Repeat the listing that follows, character for character, minus the pictures.

---------- Data provided ----------

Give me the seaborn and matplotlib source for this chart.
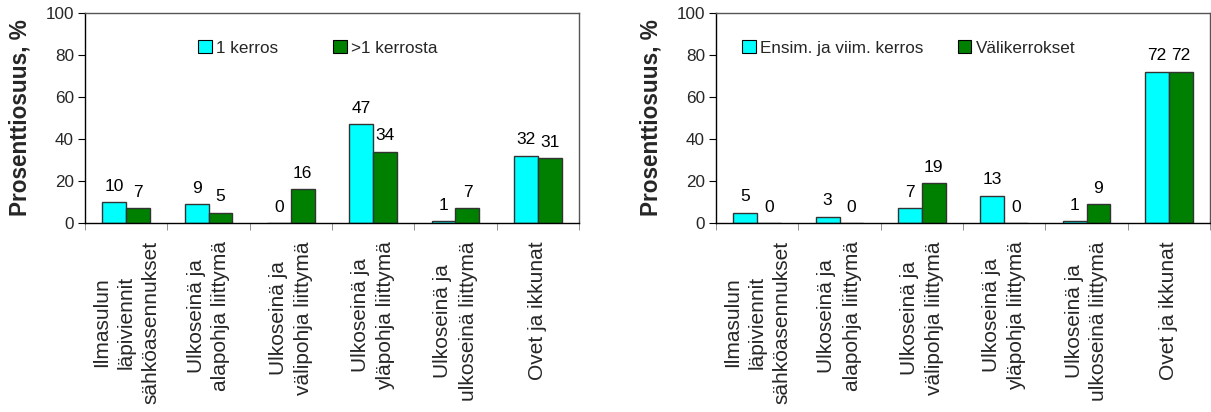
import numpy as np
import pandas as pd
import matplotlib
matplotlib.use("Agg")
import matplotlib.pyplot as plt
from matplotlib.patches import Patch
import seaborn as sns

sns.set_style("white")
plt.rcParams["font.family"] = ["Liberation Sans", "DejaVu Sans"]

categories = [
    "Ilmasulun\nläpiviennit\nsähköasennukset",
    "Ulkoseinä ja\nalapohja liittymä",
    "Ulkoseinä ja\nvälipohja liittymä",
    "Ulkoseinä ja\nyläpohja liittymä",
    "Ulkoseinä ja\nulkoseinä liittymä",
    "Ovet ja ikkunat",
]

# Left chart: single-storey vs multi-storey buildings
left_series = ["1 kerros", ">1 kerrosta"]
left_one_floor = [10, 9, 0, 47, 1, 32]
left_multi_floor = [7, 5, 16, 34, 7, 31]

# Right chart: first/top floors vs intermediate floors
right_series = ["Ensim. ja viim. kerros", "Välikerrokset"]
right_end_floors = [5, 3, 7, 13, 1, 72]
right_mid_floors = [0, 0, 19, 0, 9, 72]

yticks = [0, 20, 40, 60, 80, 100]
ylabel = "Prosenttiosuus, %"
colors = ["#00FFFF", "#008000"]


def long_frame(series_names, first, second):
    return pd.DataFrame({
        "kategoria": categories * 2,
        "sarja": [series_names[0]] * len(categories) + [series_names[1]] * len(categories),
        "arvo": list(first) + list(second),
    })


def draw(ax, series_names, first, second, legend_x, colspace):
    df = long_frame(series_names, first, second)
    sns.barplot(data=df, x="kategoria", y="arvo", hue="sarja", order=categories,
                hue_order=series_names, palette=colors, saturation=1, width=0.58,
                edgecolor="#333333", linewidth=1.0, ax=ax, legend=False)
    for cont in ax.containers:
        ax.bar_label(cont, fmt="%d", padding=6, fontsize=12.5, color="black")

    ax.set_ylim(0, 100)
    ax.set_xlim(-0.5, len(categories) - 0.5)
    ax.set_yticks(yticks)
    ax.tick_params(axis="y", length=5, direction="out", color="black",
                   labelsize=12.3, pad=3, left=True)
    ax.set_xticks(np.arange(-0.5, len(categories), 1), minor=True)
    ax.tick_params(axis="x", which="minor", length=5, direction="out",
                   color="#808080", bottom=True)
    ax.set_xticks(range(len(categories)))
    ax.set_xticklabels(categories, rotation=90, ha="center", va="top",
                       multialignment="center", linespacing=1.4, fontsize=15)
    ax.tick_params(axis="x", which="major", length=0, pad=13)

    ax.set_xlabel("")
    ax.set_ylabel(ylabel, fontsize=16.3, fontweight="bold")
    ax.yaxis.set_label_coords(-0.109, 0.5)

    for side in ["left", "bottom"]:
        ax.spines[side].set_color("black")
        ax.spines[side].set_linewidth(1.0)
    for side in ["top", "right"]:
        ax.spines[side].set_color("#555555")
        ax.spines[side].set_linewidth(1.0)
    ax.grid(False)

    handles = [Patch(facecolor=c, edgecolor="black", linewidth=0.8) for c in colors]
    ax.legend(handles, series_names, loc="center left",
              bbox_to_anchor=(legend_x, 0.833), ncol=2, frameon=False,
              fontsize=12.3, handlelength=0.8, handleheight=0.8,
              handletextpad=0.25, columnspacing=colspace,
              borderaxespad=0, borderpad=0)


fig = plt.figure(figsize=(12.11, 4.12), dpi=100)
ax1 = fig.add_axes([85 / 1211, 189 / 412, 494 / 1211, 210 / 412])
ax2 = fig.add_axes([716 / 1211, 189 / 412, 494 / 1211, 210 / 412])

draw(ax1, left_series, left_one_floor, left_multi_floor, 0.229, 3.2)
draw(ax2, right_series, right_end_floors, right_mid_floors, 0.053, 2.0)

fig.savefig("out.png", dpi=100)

----------

Result of this exercise
Give me the seaborn and matplotlib source for this chart.
import numpy as np
import pandas as pd
import matplotlib
matplotlib.use("Agg")
import matplotlib.pyplot as plt
from matplotlib.patches import Patch
import seaborn as sns

sns.set_style("white")
plt.rcParams["font.family"] = ["Liberation Sans", "DejaVu Sans"]

categories = [
    "Ilmasulun\nläpiviennit\nsähköasennukset",
    "Ulkoseinä ja\nalapohja liittymä",
    "Ulkoseinä ja\nvälipohja liittymä",
    "Ulkoseinä ja\nyläpohja liittymä",
    "Ulkoseinä ja\nulkoseinä liittymä",
    "Ovet ja ikkunat",
]

# Left chart: single-storey vs multi-storey buildings
left_series = ["1 kerros", ">1 kerrosta"]
left_one_floor = [10, 9, 0, 47, 1, 32]
left_multi_floor = [7, 5, 16, 34, 7, 31]

# Right chart: first/top floors vs intermediate floors
right_series = ["Ensim. ja viim. kerros", "Välikerrokset"]
right_end_floors = [5, 3, 7, 13, 1, 72]
right_mid_floors = [0, 0, 19, 0, 9, 72]

yticks = [0, 20, 40, 60, 80, 100]
ylabel = "Prosenttiosuus, %"
colors = ["#00FFFF", "#008000"]


def long_frame(series_names, first, second):
    return pd.DataFrame({
        "kategoria": categories * 2,
        "sarja": [series_names[0]] * len(categories) + [series_names[1]] * len(categories),
        "arvo": list(first) + list(second),
    })


def draw(ax, series_names, first, second, legend_x, colspace):
    df = long_frame(series_names, first, second)
    sns.barplot(data=df, x="kategoria", y="arvo", hue="sarja", order=categories,
                hue_order=series_names, palette=colors, saturation=1, width=0.58,
                edgecolor="#333333", linewidth=1.0, ax=ax, legend=False)
    for cont in ax.containers:
        ax.bar_label(cont, fmt="%d", padding=6, fontsize=12.5, color="black")

    ax.set_ylim(0, 100)
    ax.set_xlim(-0.5, len(categories) - 0.5)
    ax.set_yticks(yticks)
    ax.tick_params(axis="y", length=5, direction="out", color="black",
                   labelsize=12.3, pad=3, left=True)
    ax.set_xticks(np.arange(-0.5, len(categories), 1), minor=True)
    ax.tick_params(axis="x", which="minor", length=5, direction="out",
                   color="#808080", bottom=True)
    ax.set_xticks(range(len(categories)))
    ax.set_xticklabels(categories, rotation=90, ha="center", va="top",
                       multialignment="center", linespacing=1.4, fontsize=15)
    ax.tick_params(axis="x", which="major", length=0, pad=13)

    ax.set_xlabel("")
    ax.set_ylabel(ylabel, fontsize=16.3, fontweight="bold")
    ax.yaxis.set_label_coords(-0.109, 0.5)

    for side in ["left", "bottom"]:
        ax.spines[side].set_color("black")
        ax.spines[side].set_linewidth(1.0)
    for side in ["top", "right"]:
        ax.spines[side].set_color("#555555")
        ax.spines[side].set_linewidth(1.0)
    ax.grid(False)

    handles = [Patch(facecolor=c, edgecolor="black", linewidth=0.8) for c in colors]
    ax.legend(handles, series_names, loc="center left",
              bbox_to_anchor=(legend_x, 0.833), ncol=2, frameon=False,
              fontsize=12.3, handlelength=0.8, handleheight=0.8,
              handletextpad=0.25, columnspacing=colspace,
              borderaxespad=0, borderpad=0)


fig = plt.figure(figsize=(12.11, 4.12), dpi=100)
ax1 = fig.add_axes([85 / 1211, 189 / 412, 494 / 1211, 210 / 412])
ax2 = fig.add_axes([716 / 1211, 189 / 412, 494 / 1211, 210 / 412])

draw(ax1, left_series, left_one_floor, left_multi_floor, 0.229, 3.2)
draw(ax2, right_series, right_end_floors, right_mid_floors, 0.053, 2.0)

fig.savefig("out.png", dpi=100)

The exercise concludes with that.